Em 2008 estourou a crise econômica na Europa e nos EUA e Caritas in veritate foi publicada no ano seguinte. O que Ratzinger temia que pudesse ocorrer tornara-se realidade. Ele comunicou então a sua palavra, em busca de soluções. Na encíclica ele falava da “lógica da caridade na economia”, ou seja, “de uma lógica do dom” que não exclui a justiça nas questões econômicas. Segundo ele, a economia moderna não superará a crise atual enquanto não entender que deve dar espaço ao princípio da gratuidade como expressão da fraternidade universal.

“Enquanto dom recebido por todos, a caridade na verdade é uma força que constitui a comunidade, unifica os homens segundo modalidades que não conhecem barreiras nem confins. A comunidade dos homens pode ser constituída por nós mesmos; mas, com as nossas simples forças, nunca poderá ser uma comunidade plenamente fraterna nem alargada para além de qualquer fronteira, ou seja, não poderá tornar-se uma comunidade verdadeiramente universal: a unidade do gênero humano, uma comunhão fraterna para além de qualquer divisão, nasce da convocação da palavra de Deus-Amor. Ao enfrentar esta questão decisiva, devemos especificar, por um lado, que a lógica do dom não exclui a justiça nem se justapõe a ela num segundo tempo e de fora; e, por outro, que o desenvolvimento econômico, social e político precisa, se quiser ser autenticamente humano, de dar espaço ao princípio da gratuidade como expressão de fraternidade” (Caritas in veritare, n. 34).

A economia e o mercado necessitam do princípio da gratuidade e das virtudes humanas, que por si só eles não são capazes de garantir. Bento XVI dizia ainda:

“O mercado, se houver confiança recíproca e generalizada, é a instituição econômica que permite o encontro entre as pessoas, na sua dimensão de operadores econômicos que usam o contrato como regra das suas relações e que trocam bens e serviços entre si fungíveis, para satisfazer as suas carências e desejos. […] De fato, deixado unicamente ao princípio da equivalência de valor dos bens trocados, o mercado não consegue gerar a coesão social de que necessita para bem funcionar. Sem formas internas de solidariedade e de confiança recíproca, o mercado não pode cumprir plenamente a própria função econômica. E, hoje, foi precisamente esta confiança que veio a faltar; e a perda da confiança é uma perda grave” (35).

Sem gratuidade, sem solidariedade e confiança o mercado não pode atualmente cumprir a sua função econômica.
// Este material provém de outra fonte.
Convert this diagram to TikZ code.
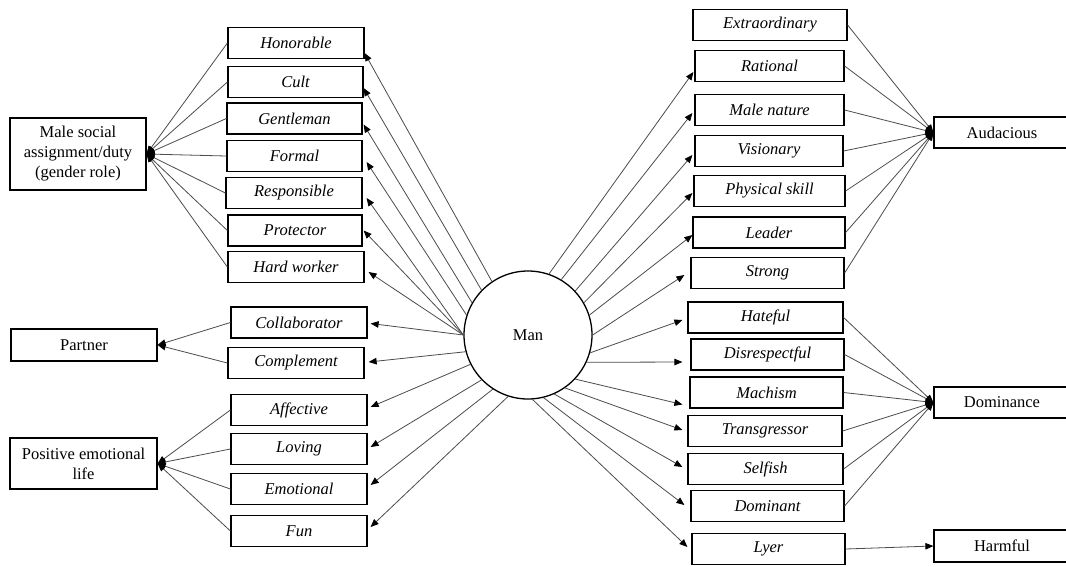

Como consequência disso temos a seguinte afirmação: “Há que considerar errada a visão de quantos pensam que a economia de mercado tenha estruturalmente necessidade duma certa quota de pobreza e subdesenvolvimento para poder funcionar do melhor modo. O mercado tem interesse em promover emancipação, mas, para o fazer verdadeiramente, não pode contar apenas consigo mesmo, porque não é capaz de produzir por si aquilo que está para além das suas possibilidades; tem de haurir energias morais de outros sujeitos, que sejam capazes de as gerar” (35). De forma que “a atividade econômica não pode resolver todos os problemas sociais através da simples extensão da lógica mercantil. Esta há-de ter como finalidade a prossecução do bem comum, do qual se deve ocupar também e sobretudo a comunidade política” (36).

A encíclica de Bento XVI foi muito bem recebida na Europa e nos EUA quando foi publicada. Merece ser redescoberta e reproposta na atualidade, quando a vida social e econômica parece prescindir totalmente da sua união com a ética e o interesse pelo bem comum.